Objective
All lines featuring the string "file" are to be listed.
━━ Dataset rows ━━
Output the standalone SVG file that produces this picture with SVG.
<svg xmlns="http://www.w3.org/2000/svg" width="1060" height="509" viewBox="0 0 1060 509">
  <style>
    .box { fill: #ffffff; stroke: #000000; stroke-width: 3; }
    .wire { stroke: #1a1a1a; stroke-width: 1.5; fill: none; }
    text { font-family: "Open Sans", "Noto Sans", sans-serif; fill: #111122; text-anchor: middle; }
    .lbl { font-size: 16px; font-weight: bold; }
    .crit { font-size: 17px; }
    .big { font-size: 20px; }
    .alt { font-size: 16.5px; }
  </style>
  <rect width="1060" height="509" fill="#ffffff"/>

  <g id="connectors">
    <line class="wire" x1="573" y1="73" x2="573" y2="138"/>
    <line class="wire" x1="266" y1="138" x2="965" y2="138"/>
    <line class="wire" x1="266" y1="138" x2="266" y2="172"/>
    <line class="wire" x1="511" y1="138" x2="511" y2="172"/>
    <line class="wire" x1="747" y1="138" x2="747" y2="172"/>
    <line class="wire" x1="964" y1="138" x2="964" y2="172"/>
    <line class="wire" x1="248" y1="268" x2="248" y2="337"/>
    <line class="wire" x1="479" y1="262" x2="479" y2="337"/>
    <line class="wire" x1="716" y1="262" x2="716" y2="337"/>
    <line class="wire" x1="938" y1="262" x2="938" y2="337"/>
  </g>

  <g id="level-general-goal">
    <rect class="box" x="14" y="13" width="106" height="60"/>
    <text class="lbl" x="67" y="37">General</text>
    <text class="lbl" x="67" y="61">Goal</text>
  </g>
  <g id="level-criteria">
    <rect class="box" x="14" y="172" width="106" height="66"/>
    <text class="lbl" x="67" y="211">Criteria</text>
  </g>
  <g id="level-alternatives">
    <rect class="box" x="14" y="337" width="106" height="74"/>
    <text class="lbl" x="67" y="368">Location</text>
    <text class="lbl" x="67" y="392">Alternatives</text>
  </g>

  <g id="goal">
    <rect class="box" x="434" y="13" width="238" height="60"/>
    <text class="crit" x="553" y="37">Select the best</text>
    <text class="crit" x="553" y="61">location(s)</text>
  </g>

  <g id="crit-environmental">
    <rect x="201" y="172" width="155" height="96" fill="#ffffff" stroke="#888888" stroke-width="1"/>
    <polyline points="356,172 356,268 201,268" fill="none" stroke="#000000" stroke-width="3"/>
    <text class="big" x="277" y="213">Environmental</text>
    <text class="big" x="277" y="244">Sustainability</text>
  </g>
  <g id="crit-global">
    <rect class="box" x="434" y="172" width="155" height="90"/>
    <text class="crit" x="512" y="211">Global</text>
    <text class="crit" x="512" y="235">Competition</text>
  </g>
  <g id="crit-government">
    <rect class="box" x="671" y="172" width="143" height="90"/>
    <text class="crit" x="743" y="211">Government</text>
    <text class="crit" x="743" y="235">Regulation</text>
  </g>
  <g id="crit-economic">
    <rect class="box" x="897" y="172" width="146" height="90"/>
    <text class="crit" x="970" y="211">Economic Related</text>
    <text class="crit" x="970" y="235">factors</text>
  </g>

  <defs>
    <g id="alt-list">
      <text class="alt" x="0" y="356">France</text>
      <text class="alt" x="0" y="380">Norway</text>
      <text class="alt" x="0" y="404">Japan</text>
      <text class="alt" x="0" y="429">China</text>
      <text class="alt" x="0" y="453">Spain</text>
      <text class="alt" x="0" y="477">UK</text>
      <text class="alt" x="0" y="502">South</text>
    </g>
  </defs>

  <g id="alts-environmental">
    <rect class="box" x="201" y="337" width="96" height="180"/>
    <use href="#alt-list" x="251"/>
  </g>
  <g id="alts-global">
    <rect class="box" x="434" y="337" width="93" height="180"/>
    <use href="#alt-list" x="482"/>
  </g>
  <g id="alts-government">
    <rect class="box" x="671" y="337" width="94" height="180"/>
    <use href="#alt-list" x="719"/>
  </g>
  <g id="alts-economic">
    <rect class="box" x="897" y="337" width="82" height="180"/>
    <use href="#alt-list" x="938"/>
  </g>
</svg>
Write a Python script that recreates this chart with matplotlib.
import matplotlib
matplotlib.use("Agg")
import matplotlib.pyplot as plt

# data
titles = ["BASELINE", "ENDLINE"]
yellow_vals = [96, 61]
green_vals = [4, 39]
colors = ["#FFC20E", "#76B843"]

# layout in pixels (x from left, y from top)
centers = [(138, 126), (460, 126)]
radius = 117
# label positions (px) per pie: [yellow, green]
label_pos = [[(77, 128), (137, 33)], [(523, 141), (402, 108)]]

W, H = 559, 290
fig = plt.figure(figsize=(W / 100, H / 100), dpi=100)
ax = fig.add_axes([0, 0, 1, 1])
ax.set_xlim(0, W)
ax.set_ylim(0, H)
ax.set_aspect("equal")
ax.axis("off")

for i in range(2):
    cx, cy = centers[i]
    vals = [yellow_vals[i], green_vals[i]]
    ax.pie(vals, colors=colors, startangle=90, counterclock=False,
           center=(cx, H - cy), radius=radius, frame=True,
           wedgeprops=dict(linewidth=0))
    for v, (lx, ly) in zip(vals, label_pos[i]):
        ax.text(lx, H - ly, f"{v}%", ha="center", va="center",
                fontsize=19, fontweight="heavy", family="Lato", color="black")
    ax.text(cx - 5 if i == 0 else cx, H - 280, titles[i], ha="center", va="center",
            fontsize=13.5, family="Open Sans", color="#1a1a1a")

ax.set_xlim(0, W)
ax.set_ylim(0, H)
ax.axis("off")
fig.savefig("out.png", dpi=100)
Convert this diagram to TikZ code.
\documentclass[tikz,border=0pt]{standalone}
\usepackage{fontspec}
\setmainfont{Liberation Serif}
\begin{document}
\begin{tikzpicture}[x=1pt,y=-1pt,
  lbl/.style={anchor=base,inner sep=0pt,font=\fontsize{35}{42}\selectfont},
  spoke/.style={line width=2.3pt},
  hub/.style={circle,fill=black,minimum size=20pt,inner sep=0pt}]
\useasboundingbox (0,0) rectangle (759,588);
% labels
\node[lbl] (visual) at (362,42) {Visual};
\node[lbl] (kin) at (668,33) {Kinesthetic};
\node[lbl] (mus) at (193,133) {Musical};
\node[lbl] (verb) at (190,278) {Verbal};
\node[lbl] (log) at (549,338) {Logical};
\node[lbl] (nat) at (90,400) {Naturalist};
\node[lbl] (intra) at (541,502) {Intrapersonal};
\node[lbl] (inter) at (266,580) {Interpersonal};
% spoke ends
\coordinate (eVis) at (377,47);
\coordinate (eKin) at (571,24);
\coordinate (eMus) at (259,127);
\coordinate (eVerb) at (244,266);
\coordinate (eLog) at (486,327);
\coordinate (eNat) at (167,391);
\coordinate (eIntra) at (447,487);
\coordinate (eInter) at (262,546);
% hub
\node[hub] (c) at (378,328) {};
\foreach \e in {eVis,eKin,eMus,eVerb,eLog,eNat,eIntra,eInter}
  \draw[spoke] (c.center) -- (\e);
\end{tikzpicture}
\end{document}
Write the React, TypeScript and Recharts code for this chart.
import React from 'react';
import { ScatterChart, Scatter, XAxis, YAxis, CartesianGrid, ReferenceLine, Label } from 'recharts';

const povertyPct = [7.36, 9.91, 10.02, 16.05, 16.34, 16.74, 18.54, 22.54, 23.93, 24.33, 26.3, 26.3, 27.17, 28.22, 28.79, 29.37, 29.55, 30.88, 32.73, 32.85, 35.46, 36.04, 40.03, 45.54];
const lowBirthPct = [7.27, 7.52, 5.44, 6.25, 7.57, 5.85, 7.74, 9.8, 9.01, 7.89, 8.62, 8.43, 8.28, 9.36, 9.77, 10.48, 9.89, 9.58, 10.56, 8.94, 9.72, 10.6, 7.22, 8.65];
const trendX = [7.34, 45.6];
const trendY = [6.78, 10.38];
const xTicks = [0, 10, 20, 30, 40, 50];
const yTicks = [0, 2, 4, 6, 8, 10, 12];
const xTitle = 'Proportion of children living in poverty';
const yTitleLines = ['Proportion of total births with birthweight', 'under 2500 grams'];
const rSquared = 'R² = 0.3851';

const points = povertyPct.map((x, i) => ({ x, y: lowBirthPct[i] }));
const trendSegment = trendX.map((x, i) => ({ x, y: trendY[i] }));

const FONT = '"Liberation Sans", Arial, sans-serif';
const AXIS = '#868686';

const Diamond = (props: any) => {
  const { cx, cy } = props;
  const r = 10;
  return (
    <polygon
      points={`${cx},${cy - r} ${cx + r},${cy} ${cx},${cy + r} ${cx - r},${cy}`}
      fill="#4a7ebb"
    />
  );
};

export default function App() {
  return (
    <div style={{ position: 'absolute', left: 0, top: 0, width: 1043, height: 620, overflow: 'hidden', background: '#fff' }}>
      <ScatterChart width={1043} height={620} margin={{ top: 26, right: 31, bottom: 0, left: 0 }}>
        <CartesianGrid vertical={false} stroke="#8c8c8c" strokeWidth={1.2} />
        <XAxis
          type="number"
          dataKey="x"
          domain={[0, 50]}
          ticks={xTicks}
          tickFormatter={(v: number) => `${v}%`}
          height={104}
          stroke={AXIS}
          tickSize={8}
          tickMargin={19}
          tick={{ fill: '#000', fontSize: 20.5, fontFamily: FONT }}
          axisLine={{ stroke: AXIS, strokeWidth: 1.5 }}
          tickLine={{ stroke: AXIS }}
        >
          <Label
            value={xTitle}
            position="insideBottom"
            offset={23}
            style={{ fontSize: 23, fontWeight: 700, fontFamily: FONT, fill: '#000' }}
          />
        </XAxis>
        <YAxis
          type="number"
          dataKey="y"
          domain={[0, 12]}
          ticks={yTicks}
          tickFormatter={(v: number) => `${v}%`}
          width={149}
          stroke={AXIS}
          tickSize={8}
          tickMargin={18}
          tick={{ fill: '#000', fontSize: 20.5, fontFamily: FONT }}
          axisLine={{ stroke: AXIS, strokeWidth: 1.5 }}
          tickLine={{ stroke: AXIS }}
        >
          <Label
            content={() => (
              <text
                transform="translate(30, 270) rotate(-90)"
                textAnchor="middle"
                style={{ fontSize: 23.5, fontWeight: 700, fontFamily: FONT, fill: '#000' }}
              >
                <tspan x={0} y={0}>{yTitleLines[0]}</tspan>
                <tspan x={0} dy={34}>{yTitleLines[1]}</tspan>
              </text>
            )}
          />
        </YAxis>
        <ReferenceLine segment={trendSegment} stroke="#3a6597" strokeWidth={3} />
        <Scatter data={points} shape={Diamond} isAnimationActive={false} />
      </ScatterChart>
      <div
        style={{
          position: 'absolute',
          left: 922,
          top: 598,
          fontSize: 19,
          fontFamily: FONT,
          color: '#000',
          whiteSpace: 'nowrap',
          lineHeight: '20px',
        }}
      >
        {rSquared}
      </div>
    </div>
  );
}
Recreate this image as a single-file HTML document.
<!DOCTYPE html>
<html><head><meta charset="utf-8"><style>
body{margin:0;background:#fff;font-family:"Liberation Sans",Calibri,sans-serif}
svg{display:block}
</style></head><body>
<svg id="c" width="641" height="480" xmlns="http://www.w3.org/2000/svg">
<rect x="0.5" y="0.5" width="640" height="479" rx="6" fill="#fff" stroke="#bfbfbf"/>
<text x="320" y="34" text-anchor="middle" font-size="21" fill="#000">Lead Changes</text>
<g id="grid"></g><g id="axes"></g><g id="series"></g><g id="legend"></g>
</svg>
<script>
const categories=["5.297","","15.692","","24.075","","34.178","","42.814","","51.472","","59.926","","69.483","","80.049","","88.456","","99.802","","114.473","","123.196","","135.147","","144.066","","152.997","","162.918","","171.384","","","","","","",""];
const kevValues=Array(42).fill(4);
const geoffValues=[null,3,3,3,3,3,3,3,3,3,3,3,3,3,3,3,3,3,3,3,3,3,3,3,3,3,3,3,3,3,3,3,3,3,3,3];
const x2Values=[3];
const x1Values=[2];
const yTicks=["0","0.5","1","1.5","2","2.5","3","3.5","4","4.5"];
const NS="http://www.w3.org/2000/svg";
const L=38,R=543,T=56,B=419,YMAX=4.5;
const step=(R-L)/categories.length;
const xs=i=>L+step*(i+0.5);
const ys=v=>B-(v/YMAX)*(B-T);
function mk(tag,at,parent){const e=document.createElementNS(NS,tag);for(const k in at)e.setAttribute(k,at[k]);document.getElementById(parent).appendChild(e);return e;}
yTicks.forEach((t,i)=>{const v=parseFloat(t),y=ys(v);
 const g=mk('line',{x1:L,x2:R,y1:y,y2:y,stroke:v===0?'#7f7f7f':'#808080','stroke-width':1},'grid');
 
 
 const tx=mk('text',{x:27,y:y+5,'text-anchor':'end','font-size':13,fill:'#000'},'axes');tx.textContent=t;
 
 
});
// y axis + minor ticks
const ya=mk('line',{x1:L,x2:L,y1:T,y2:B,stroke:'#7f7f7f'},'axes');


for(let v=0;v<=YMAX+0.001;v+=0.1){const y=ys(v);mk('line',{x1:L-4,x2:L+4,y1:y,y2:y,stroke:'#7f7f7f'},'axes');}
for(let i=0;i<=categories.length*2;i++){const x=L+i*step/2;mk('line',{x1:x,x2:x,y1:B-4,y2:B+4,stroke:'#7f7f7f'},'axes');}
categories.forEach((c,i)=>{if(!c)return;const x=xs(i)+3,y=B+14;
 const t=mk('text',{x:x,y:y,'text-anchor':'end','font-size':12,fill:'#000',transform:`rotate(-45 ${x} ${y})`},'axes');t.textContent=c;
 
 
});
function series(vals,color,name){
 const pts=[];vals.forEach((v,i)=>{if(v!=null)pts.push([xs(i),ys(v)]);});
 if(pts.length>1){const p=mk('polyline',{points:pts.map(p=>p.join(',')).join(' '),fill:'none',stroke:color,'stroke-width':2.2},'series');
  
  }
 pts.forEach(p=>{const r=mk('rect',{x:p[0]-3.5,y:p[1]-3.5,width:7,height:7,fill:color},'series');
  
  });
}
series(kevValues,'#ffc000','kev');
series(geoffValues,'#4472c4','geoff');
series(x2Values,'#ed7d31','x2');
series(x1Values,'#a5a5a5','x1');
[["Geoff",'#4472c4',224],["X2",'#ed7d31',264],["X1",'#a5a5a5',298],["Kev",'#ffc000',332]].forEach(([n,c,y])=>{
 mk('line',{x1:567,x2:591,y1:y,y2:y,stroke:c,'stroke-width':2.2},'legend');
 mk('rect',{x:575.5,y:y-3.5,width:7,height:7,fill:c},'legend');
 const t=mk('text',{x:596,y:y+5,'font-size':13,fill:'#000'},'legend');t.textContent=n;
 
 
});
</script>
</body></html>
━━━
Solution
Output the standalone SVG file that produces this picture with SVG.
Recreate this image as a single-file HTML document.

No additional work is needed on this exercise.